Did you have your own transportation in those days?
No, we couldn't afford that. If we played in the neighbourhood, we often rented a cab just to move our equipment and we would get there on our bicycles. That was the cheapest way. At one time we were on our way to play at a wedding for about 2000 people, we rented a van for the occasion, and the gas cable broke. We lead the cable from under the van to the side window. I was sitting there with one arm outside the window to pull the cable. We still arrived at the wedding in time and we had a lot of fun getting there.

How long did the band continue to exist?
Well, we started back in 1958 and we lasted till about 1965. At that time the Beatles scored big on the hitparade and there was little demand for indo-rock sound for a while. Sound familiar?

Did the Hot Rollers have any records out?
We did some shows for a booking office, and we were promised a record contract. We also did a show for a Dutch radiostation, who also kinda promised us a contract, but neither of them ever came through for us. We had a reunion concert in 1981, Greetje was there too, and we recorded the gig to be issued on LP. The reunion was a blast, but the recordings failed, so there we were, empty handed again. A few years ago Rarity Records issued a CD with 6 tracks recorded in 1961. At this point, these tracks are the only Hot Rollers' tracks available.

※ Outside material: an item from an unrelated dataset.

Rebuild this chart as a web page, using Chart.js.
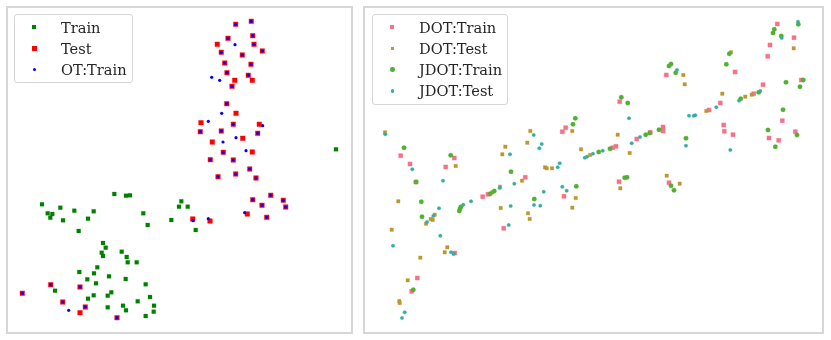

What happened to the Hot Rollers after that?
Henry, Hans and Bert still live in the same neighborhood and they sometimes play at birthday parties with a friend named Arthur (from Arthur and the Croonies). Edo's health is not what it used to be, I'm sorry to say, and Boy now lives in Indonesia. Greetje moved to Limburg (in the south of Holland) en other bandmembers still meet now and then at parties. Jan Hobé became a well knwon referee in Dutch soccer and Hans Spies is still playing in a band called "Vanguard."

The original Hot Rollers:
Hans Nagel: Lead Guitar, Vocals
Boy Marlisa: Lead Guitar, Vocals
Edo Gang: Rhythm Guitar
Henry Nagel: Bass, Vocals
Jan Hobé:

Other musicians that played with the Hot Rollers:
Guitarists: Rob Stecher, Eric Nutzmann, Hans Spies,
Cor Nagel and Jopie Matakena
Drummers: Bert Spee, Frank Marlisa, Chris van de Eijkel,
Jos Markus, Anis Pasanea, Theo van Rossum.